Rechtsmissbrauch (Grundsätze) – Unter bestimmten Umständen relativiert das Bundesgericht die Folgen eines Formmangels, indem es sich auf das Verbot des Rechtsmissbrauchs stützt. Die Generalklausel des Art. 2 Abs. 2 ZGB kann ausnahmsweise die Nichtigkeit aufgrund von Formfehlern in Schach halten; in diesem Fall wird der Vertrag so behandelt, als wäre er gültig. Ob Rechtsmissbrauch vorliegt, ist einzelfallweise in Würdigung der gesamten Umstände zu bestimmen ; wobei Rechtsmissbrauch restriktiv anzunehmen ist. Ein typischer Fall von Rechtsmissbrauch ist die Rechtsausübung, die ohne schützenswertes Interesse erfolgt oder zu einem krassen Missverhältnis berechtigter Interessen führen würde. Im Allgemeinen wird es jedoch als missbräuchlich angesehen, sich auf einen Formfehler zu berufen, nachdem der Vertrag im Wesentlichen freiwillig und in Kenntnis des Fehlers erfüllt wurde. Dagegen wird Rechtsmissbrauch von vornherein ausgeschlossen, wenn die Partei in Unkenntnis des Formmangels gehandelt hat und die vereinbarten Leistungen noch nicht oder zumindest nicht im Wesentlichen erbracht hat. In diesem Fall kann sie nicht zur Erfüllung gezwungen werden, sondern muss den Schaden ersetzen, der durch den Formfehler verursacht wurde. Die Rechtsprechung ist jedoch in erster Linie pragmatisch. Daher schließt sie nicht aus, dass trotz der Nichterfüllung des Vertrags ein Rechtsmissbrauch vorliegt und dessen Durchsetzung angeordnet wird. Das Bundesgericht räumt eine widersprüchliche Rechtsprechung in dem Sinne ein, dass es manchmal darauf verzichtet hat, ein schutzwürdiges Interesse zu verlangen, um einen Formfehler zu rügen, mit der Begründung, dass der Einzelne die Möglichkeit haben muss, sich von einem Vertrag zu lösen, dessen Erfüllung er als seinen Interessen zuwiderlaufend erachtet, während andere Urteile lehren, dass es missbräuchlich sein kann, sich auf einen Formfehler zu berufen, um eine Erhöhung des Immobilienwertes auf Kosten des Vertragspartners auszunutzen oder sich Garantieverpflichtungen zu entziehen (E. 4.1.2).

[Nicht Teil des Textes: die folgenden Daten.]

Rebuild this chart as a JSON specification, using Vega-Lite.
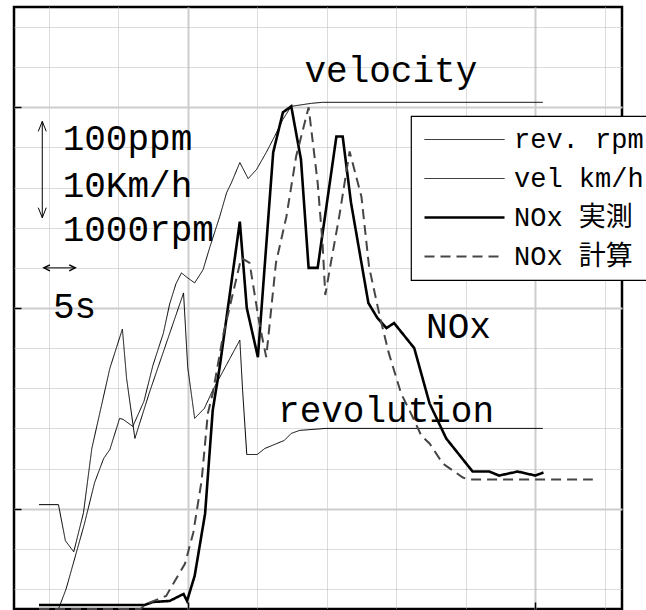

Im vorliegenden Fall war das Kaufversprechen und der Kaufvertrag in einem schriftlichen Mietvertrag enthalten. Die Parteien waren sich des Formfehlers bewusst und es wurden keine Vollzugshandlungen im Hinblick auf die Immobilienübertragung unternommen, wobei die mögliche Verkäuferin sogar mehrmals entsprechende Pläne ablehnte. Ausserdem wurden die Verhandlungen über den Verkaufspreis nach Abschluss des Mietvertrags mehrmals fortgesetzt. Angesichts eines damit zusammenhängenden Erbstreits habe die mögliche Verkäuferin die Formvorschrift nicht dazu benutzt, um Interessen zu verfolgen, die dieser entgegenstehen (E. 4.2 und 5.3). Die Tatsache, dass der Mietvertrag neun Jahre lang erfüllt wurde, sei irrelevant (E. 5.2); der Mietvertrag sei zudem später mit dem Hinweis übertragen worden, dass die Klausel, die das Verkaufsversprechen enthalte, nur gültig sei, wenn sie Gegenstand einer notariellen Urkunde sei (E. 5.3). Folglich verletzte die Vorinstanz kein Bundesrecht, als sie feststellte, dass die aussergewöhnlichen Umstände eines Rechtsmissbrauchs fehlten.